Ahmad Al-Jallad's Research Featured in Science Article

Professor Ahmad Al-Jallad, Chair in Arabic Studies, was featured in a Science article for his research on the deciphering of the Dhofari script. Al-Jallad's study is a major breakthrough for providing important clues on how languages and writing systems once moved across the region of South Arabia, and a previously unknown language.
Rock faces within the caves and dried riverbeds of Oman’s Dhofar governorate bear nearly 2400-year-old writings that snake across the surface in a mysterious script. For more than a century, these inscriptions—known as the Dhofari script—had defied decipherment. Now, in a study in press at the journal Jaarbericht Ex Oriente Lux, a linguist says he has deciphered the main subtype of the Dhofari script, and has found evidence that its alphabet didn’t originate in southern Arabia.
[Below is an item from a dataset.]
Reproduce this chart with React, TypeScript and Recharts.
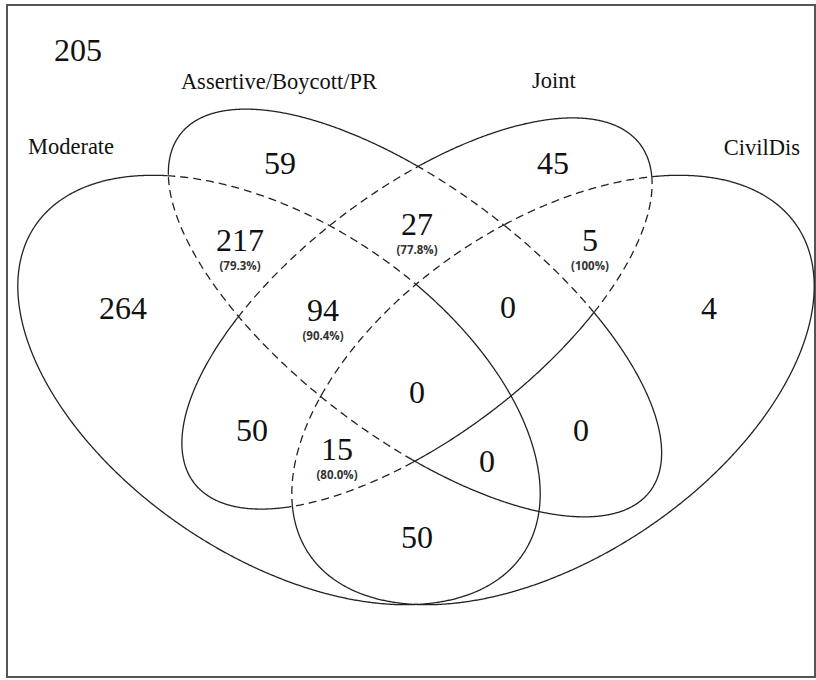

The enduring enigma of the Dhofari script had led to many theories over the decades, including the fanciful idea that “these were inscriptions by the people of ʿĀd, a lost Arabian tribe mentioned in the Quran,” says study author Ahmad Al-Jallad, a linguist at Ohio State University. Al-Jallad’s new paper marks “the first ever reliable study on this matter” and “has the potential of writing an entirely new page of the history of Arabia,” says Giuliano Castagna, a linguist at Beijing Normal University who was not involved in the work.